### MATERIAL PROVIDED
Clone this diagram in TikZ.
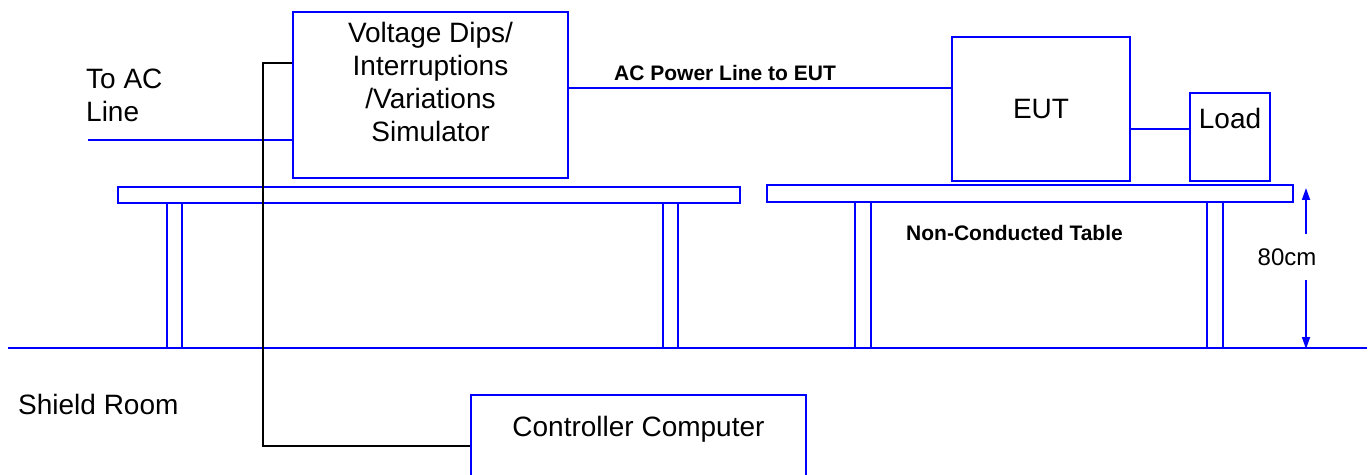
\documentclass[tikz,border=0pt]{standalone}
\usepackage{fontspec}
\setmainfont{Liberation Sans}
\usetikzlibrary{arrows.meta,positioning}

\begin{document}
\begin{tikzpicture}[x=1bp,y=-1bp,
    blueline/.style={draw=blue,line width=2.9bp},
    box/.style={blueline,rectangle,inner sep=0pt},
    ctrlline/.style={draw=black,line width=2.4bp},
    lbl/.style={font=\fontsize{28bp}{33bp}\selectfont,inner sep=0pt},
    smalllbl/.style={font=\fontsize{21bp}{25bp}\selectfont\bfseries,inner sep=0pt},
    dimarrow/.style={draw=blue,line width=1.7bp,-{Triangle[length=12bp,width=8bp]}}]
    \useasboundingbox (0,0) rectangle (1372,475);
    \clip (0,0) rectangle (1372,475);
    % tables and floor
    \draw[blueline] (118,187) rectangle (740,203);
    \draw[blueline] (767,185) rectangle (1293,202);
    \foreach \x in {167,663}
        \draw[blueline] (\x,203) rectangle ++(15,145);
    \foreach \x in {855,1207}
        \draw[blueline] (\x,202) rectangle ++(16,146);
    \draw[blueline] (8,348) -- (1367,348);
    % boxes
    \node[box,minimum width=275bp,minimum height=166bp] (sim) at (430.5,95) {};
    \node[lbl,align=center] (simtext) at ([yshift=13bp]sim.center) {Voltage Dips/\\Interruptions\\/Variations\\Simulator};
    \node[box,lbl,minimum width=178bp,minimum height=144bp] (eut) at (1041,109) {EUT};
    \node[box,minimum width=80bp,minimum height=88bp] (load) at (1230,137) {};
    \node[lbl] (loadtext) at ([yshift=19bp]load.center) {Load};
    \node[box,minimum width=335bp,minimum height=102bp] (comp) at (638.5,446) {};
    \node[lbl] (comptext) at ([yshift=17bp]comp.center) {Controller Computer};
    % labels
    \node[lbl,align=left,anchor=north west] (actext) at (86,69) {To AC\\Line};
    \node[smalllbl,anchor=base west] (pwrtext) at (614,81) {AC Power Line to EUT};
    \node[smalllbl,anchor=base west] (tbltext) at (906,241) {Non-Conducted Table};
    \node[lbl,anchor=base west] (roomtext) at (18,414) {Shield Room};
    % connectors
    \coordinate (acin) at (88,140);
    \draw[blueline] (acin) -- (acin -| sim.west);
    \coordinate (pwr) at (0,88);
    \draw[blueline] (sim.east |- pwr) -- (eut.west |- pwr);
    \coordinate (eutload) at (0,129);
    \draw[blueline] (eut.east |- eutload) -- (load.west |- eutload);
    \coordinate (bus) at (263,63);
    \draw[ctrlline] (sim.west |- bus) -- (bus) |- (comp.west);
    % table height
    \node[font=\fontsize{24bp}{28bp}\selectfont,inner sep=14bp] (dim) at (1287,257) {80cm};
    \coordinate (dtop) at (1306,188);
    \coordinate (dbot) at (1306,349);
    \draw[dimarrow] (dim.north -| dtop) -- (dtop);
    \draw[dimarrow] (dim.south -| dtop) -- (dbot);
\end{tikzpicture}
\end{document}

### AIM
Reproduce all of the data exactly; the pictures do not belong in the copy.

### ANSWER TO THIS TASK
Clone this diagram in TikZ.
\documentclass[tikz,border=0pt]{standalone}
\usepackage{fontspec}
\setmainfont{Liberation Sans}
\usetikzlibrary{arrows.meta,positioning}

\begin{document}
\begin{tikzpicture}[x=1bp,y=-1bp,
    blueline/.style={draw=blue,line width=2.9bp},
    box/.style={blueline,rectangle,inner sep=0pt},
    ctrlline/.style={draw=black,line width=2.4bp},
    lbl/.style={font=\fontsize{28bp}{33bp}\selectfont,inner sep=0pt},
    smalllbl/.style={font=\fontsize{21bp}{25bp}\selectfont\bfseries,inner sep=0pt},
    dimarrow/.style={draw=blue,line width=1.7bp,-{Triangle[length=12bp,width=8bp]}}]
    \useasboundingbox (0,0) rectangle (1372,475);
    \clip (0,0) rectangle (1372,475);
    % tables and floor
    \draw[blueline] (118,187) rectangle (740,203);
    \draw[blueline] (767,185) rectangle (1293,202);
    \foreach \x in {167,663}
        \draw[blueline] (\x,203) rectangle ++(15,145);
    \foreach \x in {855,1207}
        \draw[blueline] (\x,202) rectangle ++(16,146);
    \draw[blueline] (8,348) -- (1367,348);
    % boxes
    \node[box,minimum width=275bp,minimum height=166bp] (sim) at (430.5,95) {};
    \node[lbl,align=center] (simtext) at ([yshift=13bp]sim.center) {Voltage Dips/\\Interruptions\\/Variations\\Simulator};
    \node[box,lbl,minimum width=178bp,minimum height=144bp] (eut) at (1041,109) {EUT};
    \node[box,minimum width=80bp,minimum height=88bp] (load) at (1230,137) {};
    \node[lbl] (loadtext) at ([yshift=19bp]load.center) {Load};
    \node[box,minimum width=335bp,minimum height=102bp] (comp) at (638.5,446) {};
    \node[lbl] (comptext) at ([yshift=17bp]comp.center) {Controller Computer};
    % labels
    \node[lbl,align=left,anchor=north west] (actext) at (86,69) {To AC\\Line};
    \node[smalllbl,anchor=base west] (pwrtext) at (614,81) {AC Power Line to EUT};
    \node[smalllbl,anchor=base west] (tbltext) at (906,241) {Non-Conducted Table};
    \node[lbl,anchor=base west] (roomtext) at (18,414) {Shield Room};
    % connectors
    \coordinate (acin) at (88,140);
    \draw[blueline] (acin) -- (acin -| sim.west);
    \coordinate (pwr) at (0,88);
    \draw[blueline] (sim.east |- pwr) -- (eut.west |- pwr);
    \coordinate (eutload) at (0,129);
    \draw[blueline] (eut.east |- eutload) -- (load.west |- eutload);
    \coordinate (bus) at (263,63);
    \draw[ctrlline] (sim.west |- bus) -- (bus) |- (comp.west);
    % table height
    \node[font=\fontsize{24bp}{28bp}\selectfont,inner sep=14bp] (dim) at (1287,257) {80cm};
    \coordinate (dtop) at (1306,188);
    \coordinate (dbot) at (1306,349);
    \draw[dimarrow] (dim.north -| dtop) -- (dtop);
    \draw[dimarrow] (dim.south -| dtop) -- (dbot);
\end{tikzpicture}
\end{document}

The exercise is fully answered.